Task
Below are some records. Copy every line in them that holds "this".

Data extract
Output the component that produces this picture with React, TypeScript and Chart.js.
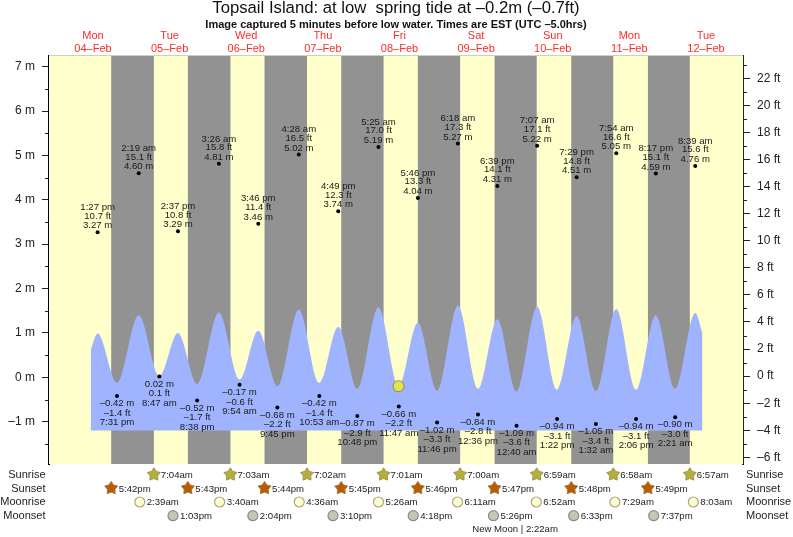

==

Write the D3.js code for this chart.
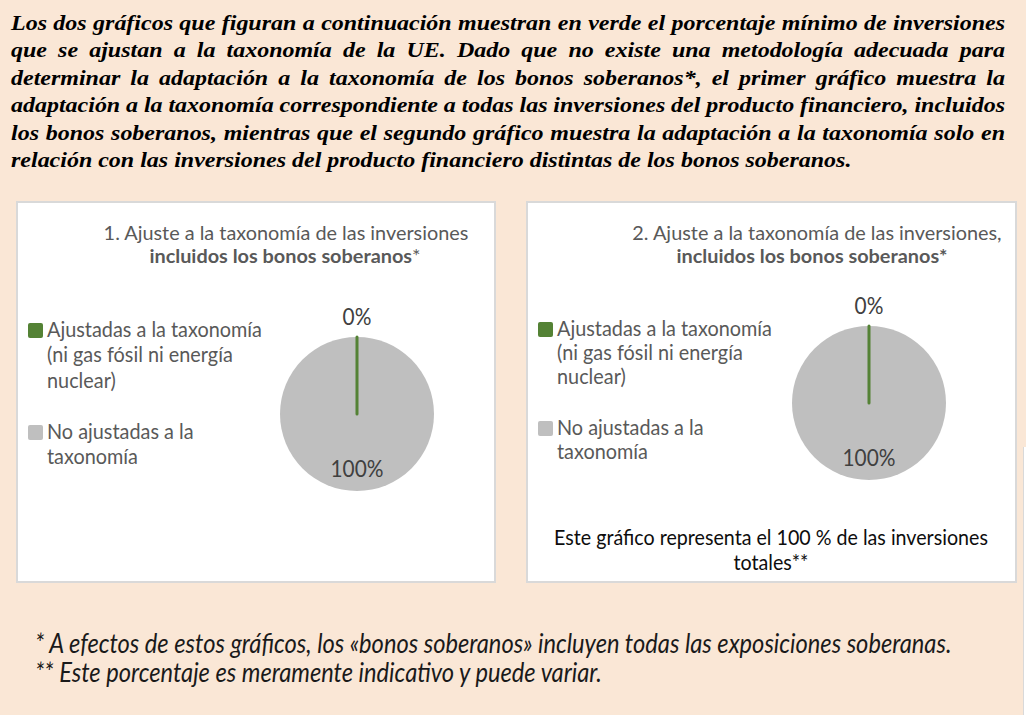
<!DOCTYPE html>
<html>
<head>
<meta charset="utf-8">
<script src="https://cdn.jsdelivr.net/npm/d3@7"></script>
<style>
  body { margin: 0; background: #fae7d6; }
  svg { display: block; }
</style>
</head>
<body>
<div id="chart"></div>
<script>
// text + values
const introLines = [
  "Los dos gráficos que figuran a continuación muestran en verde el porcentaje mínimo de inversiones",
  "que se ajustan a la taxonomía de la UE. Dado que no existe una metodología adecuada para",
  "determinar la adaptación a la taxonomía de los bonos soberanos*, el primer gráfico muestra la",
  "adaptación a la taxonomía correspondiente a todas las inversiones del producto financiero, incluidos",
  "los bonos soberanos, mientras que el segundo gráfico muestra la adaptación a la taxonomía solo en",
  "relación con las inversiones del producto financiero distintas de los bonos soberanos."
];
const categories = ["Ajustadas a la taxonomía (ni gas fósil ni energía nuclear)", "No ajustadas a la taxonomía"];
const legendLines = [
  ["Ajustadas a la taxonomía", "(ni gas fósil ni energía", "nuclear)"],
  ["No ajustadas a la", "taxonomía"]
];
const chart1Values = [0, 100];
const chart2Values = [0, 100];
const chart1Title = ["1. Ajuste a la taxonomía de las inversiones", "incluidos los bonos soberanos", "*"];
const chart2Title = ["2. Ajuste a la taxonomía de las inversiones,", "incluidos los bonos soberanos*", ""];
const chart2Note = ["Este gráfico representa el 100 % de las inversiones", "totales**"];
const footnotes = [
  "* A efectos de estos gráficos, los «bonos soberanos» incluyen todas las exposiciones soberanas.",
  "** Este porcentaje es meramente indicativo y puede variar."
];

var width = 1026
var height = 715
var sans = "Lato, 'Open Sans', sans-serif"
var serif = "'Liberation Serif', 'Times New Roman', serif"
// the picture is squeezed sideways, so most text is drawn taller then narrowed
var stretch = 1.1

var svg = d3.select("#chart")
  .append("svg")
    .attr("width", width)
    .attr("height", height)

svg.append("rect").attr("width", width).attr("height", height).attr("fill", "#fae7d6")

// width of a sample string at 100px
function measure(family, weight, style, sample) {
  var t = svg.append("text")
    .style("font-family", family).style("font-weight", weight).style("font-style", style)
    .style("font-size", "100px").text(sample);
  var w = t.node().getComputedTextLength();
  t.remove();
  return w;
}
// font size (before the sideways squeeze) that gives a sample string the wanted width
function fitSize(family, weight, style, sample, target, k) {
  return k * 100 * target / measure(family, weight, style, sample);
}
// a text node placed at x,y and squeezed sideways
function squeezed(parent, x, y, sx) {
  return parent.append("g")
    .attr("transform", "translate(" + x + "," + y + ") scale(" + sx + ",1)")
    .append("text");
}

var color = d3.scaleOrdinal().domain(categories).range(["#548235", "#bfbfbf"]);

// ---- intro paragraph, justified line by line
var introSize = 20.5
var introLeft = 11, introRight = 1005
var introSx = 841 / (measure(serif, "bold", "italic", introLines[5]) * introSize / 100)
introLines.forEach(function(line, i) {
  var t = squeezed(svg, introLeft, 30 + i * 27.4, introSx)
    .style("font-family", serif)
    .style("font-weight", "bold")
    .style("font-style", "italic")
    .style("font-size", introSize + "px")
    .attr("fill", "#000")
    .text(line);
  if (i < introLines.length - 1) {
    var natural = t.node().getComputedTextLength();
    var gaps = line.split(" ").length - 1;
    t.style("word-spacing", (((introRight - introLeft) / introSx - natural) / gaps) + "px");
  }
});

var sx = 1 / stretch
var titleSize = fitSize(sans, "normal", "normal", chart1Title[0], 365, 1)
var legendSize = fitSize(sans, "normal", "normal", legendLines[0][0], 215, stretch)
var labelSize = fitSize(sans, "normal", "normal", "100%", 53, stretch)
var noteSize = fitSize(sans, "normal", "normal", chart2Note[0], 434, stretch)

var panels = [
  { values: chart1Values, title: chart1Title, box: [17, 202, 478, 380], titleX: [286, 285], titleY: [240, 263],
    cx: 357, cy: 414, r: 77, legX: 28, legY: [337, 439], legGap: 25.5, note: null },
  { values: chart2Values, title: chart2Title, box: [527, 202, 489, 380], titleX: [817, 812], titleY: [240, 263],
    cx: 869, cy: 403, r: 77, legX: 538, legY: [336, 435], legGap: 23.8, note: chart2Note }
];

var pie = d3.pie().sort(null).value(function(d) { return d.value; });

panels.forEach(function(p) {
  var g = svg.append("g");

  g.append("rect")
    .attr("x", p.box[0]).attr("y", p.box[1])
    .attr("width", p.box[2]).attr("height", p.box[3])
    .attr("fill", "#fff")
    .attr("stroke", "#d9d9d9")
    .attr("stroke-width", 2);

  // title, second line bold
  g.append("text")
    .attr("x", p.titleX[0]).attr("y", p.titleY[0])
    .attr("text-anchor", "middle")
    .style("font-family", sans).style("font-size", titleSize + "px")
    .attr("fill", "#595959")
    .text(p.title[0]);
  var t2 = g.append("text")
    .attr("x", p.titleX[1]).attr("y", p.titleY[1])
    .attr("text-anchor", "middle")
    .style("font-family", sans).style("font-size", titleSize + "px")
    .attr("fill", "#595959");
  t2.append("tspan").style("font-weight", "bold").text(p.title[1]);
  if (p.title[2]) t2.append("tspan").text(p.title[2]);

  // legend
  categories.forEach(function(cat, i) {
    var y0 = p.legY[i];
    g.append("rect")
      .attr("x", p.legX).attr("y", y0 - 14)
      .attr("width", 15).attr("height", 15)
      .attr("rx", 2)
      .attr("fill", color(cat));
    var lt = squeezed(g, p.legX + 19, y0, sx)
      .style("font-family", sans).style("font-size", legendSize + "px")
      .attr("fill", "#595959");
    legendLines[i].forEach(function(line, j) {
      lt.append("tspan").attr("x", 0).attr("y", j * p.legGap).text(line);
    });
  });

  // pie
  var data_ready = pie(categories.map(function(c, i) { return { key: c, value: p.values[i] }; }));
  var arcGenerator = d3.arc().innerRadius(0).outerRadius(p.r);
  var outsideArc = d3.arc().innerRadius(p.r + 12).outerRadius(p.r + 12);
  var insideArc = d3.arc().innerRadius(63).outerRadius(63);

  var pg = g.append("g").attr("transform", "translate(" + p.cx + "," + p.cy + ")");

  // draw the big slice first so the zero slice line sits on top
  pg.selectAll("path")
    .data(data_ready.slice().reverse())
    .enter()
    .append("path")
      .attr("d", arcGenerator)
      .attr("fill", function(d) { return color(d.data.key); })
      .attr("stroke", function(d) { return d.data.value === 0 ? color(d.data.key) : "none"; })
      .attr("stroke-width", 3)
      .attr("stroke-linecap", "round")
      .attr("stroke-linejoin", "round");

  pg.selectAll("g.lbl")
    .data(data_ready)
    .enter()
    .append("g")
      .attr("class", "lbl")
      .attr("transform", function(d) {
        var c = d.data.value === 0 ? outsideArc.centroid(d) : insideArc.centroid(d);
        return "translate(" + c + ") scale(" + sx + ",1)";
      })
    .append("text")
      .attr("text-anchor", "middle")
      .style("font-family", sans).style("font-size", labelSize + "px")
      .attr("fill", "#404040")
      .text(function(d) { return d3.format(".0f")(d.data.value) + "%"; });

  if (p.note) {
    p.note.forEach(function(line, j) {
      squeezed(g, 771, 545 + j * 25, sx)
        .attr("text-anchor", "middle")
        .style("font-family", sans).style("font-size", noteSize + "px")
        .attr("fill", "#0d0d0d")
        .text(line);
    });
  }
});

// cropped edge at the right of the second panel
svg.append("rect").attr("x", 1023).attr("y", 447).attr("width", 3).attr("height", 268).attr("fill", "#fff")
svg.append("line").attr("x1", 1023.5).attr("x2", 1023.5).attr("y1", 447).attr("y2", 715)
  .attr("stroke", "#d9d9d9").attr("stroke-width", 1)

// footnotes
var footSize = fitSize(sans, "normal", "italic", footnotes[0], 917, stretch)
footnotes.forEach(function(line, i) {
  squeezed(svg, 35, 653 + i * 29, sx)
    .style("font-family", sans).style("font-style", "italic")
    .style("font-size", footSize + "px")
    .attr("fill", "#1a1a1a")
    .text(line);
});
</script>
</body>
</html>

Exercise response
Output the component that produces this picture with React, TypeScript and Chart.js.
Write the D3.js code for this chart.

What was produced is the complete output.